Tayyar, 15 Temmuz gecesine ait son görüntülere ilişkin, “Genelkurmay Başkanı’nın derdest edildiği görüntü nerede kardeşim?” şeklindeki sözlerinin hatırlatılması üzerine, şunları söyledi:

“Genelkurmay Başkanı’yla ilgili şu ana kadar kamuoyuna yansıtılan iki görüntü var: Birisi fotoğraf, diğeri de canlı görüntü. İlk fotoğrafa baktığımızda, Genelkurmay Karargâhı’nın basamaklarından inerken arkadan çekilmiş olduğunu görüyoruz. O fotoğrafta elinin kolunun bağlanmadığını, elinde kepiyle rahat bir şekilde yürüdüğünü görüyoruz. İkinci görüntü ise dönemin Genelkur­may İkinci Başkanı Yaşar Güler Paşa ile ilgili. Güler’in koridorda derdest edilmiş görüntüsü ve bir de uzakta başka birinin silüeti var. Bütün televizyon kanallarında başlık, “Hulusi Akar ile Yaşar Güler’in derdest edil­diği görüntüler ortaya çıktı” şeklindeydi. Dik­katlice baktığımda oradan birinin geçtiğini, o kişi geçerken de o anda nöbette olan aske­rin ona selam verdiğini gördüm. Yani öyle rehin alınmış gibi bir hava yok. Diğer paşa­larla ilgili her türlü görüntü net bir şekilde kamuoyuna yansıtılırken, Genelkurmay Başkanı’yla ilgili görüntüleri de verelim ki insanların zihinlerinde soru işareti kalmasın diyorum.”

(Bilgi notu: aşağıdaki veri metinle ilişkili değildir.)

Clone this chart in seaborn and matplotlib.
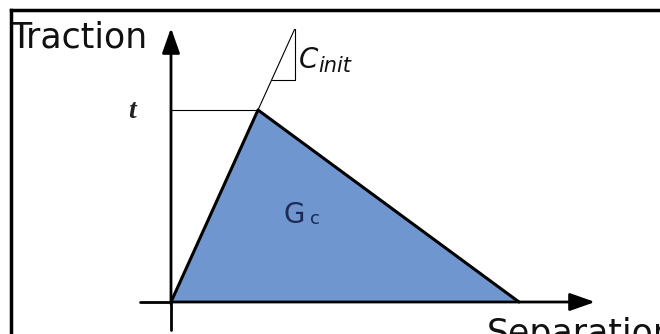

“Hulusi Akar o gece kararsız kaldı, taraf değiştirebilirdi” şüphesi taşıyıp taşımadığı sorulan Tayyar, “Evet, böyle bir şüphem var. Genelkurmay Başkanı’nın ilk aşamada ya Başbakan’ı ya da Cumhurbaşkanı’nı araması gerekirdi ama aramadı. Sabah 08.30’a kadar bir irtibatı yok. Kubilay Selçuk, Mehmet Dişli, Akın Öztürk’ün ifadelerine baktığımızda, “Eli kolu bağlı değildi ve odasında çay içiyordu” dediklerini görüyoruz. “Televizyon izledik” diyorlar. Saat 04.00’ten itibaren durumun biraz daha karıştığını görüyoruz. 04.00, Sayın Cumhurbaşkanı’mızın İstanbul’a inip halkın karşısına çıktığı saat. İster istemez sorulara cevap bulamayınca, “Komuta kademesi 04.00’e kadar bir durumu mu gözetledi?” diye merak ediyor insan...”

‘Cumhurbaşkanı’nın bir bildiği var’

“Peki, Şamil Tayyar’ın merak ettiği bu soruları Cumhurbaşkanı Erdoğan ve Başbakan Yıldırım merak etmiyor mu?” şeklindeki soruya da Tayyar, “Sayın Cumhurbaşkanı’mızın da açıkçası o geceyle alakalı benzer soruları sorduğunu ve bunlara cevap aradığını düşünüyorum. Bir kısmını da biliyorum. Zannediyorum ki Sayın Cumhur­başkanı’mızın bir bildiği var. Burada konuş­mam doğru olmaz ama bir gün bunu tavırlarıyla, kararlarıyla mutlaka kamuoyuna yansıtacaktır. Tayyip Bey kendisine ihaneti asla unutmaz. Doğru zamanı beklediğini düşünüyorum” karşılığını verdi.